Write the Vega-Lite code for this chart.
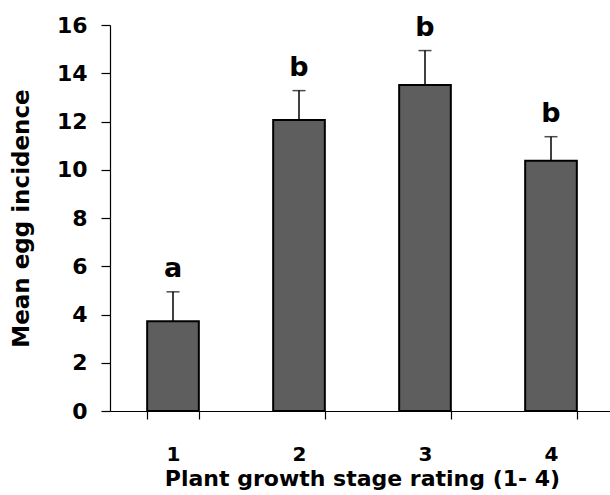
{
  "$schema": "https://vega.github.io/schema/vega-lite/v6.json",
  "width": 504,
  "height": 386,
  "autosize": "none",
  "padding": {"left": 110, "top": 25, "right": 0, "bottom": 84},
  "background": "white",
  "config": {
    "view": {"stroke": null},
    "font": "DejaVu Sans",
    "axis": {
      "labelFont": "DejaVu Sans", "titleFont": "DejaVu Sans",
      "labelFontWeight": "bold", "titleFontWeight": "bold",
      "labelColor": "black", "titleColor": "black",
      "domainColor": "black", "tickColor": "black",
      "domainWidth": 1.2, "tickWidth": 1.2, "grid": false
    }
  },
  "data": {"values": [
    {"stage": "1", "mean": 3.72, "upper": 4.94, "letter": "a"},
    {"stage": "2", "mean": 12.06, "upper": 13.28, "letter": "b"},
    {"stage": "3", "mean": 13.51, "upper": 14.94, "letter": "b"},
    {"stage": "4", "mean": 10.37, "upper": 11.37, "letter": "b"}
  ]},
  "encoding": {
    "x": {
      "field": "stage", "type": "ordinal",
      "scale": {"paddingInner": 0.59, "paddingOuter": 0.295},
      "axis": {
        "labelAngle": 0, "tickBand": "extent", "tickSize": 8,
        "labelFontSize": 20, "labelPadding": 25,
        "title": "Plant growth stage rating (1- 4)",
        "titleFontSize": 22, "titlePadding": 4
      }
    }
  },
  "layer": [
    {
      "mark": {"type": "bar", "fill": "#5e5e5e", "stroke": "black", "strokeWidth": 2},
      "encoding": {
        "y": {
          "field": "mean", "type": "quantitative",
          "scale": {"domain": [0, 16], "nice": false},
          "axis": {
            "values": [0, 2, 4, 6, 8, 10, 12, 14, 16],
            "tickSize": 9, "labelFontSize": 22, "labelPadding": 14,
            "title": "Mean egg incidence", "titleFontSize": 23, "titlePadding": 23
          }
        }
      }
    },
    {
      "mark": {"type": "rule", "color": "black", "strokeWidth": 1.5},
      "encoding": {
        "y": {"field": "mean", "type": "quantitative"},
        "y2": {"field": "upper"}
      }
    },
    {
      "mark": {"type": "tick", "color": "black", "thickness": 1.5, "size": 13},
      "encoding": {
        "y": {"field": "upper", "type": "quantitative"}
      }
    },
    {
      "mark": {"type": "text", "font": "DejaVu Sans", "fontWeight": "bold", "fontSize": 27, "color": "black", "baseline": "alphabetic", "dy": -15},
      "encoding": {
        "y": {"field": "upper", "type": "quantitative"},
        "text": {"field": "letter"}
      }
    }
  ]
}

____________________

Your objective: The data above should be repeated exactly, minus any pictures.

The response:
Write the Vega-Lite code for this chart.
{
  "$schema": "https://vega.github.io/schema/vega-lite/v6.json",
  "width": 504,
  "height": 386,
  "autosize": "none",
  "padding": {"left": 110, "top": 25, "right": 0, "bottom": 84},
  "background": "white",
  "config": {
    "view": {"stroke": null},
    "font": "DejaVu Sans",
    "axis": {
      "labelFont": "DejaVu Sans", "titleFont": "DejaVu Sans",
      "labelFontWeight": "bold", "titleFontWeight": "bold",
      "labelColor": "black", "titleColor": "black",
      "domainColor": "black", "tickColor": "black",
      "domainWidth": 1.2, "tickWidth": 1.2, "grid": false
    }
  },
  "data": {"values": [
    {"stage": "1", "mean": 3.72, "upper": 4.94, "letter": "a"},
    {"stage": "2", "mean": 12.06, "upper": 13.28, "letter": "b"},
    {"stage": "3", "mean": 13.51, "upper": 14.94, "letter": "b"},
    {"stage": "4", "mean": 10.37, "upper": 11.37, "letter": "b"}
  ]},
  "encoding": {
    "x": {
      "field": "stage", "type": "ordinal",
      "scale": {"paddingInner": 0.59, "paddingOuter": 0.295},
      "axis": {
        "labelAngle": 0, "tickBand": "extent", "tickSize": 8,
        "labelFontSize": 20, "labelPadding": 25,
        "title": "Plant growth stage rating (1- 4)",
        "titleFontSize": 22, "titlePadding": 4
      }
    }
  },
  "layer": [
    {
      "mark": {"type": "bar", "fill": "#5e5e5e", "stroke": "black", "strokeWidth": 2},
      "encoding": {
        "y": {
          "field": "mean", "type": "quantitative",
          "scale": {"domain": [0, 16], "nice": false},
          "axis": {
            "values": [0, 2, 4, 6, 8, 10, 12, 14, 16],
            "tickSize": 9, "labelFontSize": 22, "labelPadding": 14,
            "title": "Mean egg incidence", "titleFontSize": 23, "titlePadding": 23
          }
        }
      }
    },
    {
      "mark": {"type": "rule", "color": "black", "strokeWidth": 1.5},
      "encoding": {
        "y": {"field": "mean", "type": "quantitative"},
        "y2": {"field": "upper"}
      }
    },
    {
      "mark": {"type": "tick", "color": "black", "thickness": 1.5, "size": 13},
      "encoding": {
        "y": {"field": "upper", "type": "quantitative"}
      }
    },
    {
      "mark": {"type": "text", "font": "DejaVu Sans", "fontWeight": "bold", "fontSize": 27, "color": "black", "baseline": "alphabetic", "dy": -15},
      "encoding": {
        "y": {"field": "upper", "type": "quantitative"},
        "text": {"field": "letter"}
      }
    }
  ]
}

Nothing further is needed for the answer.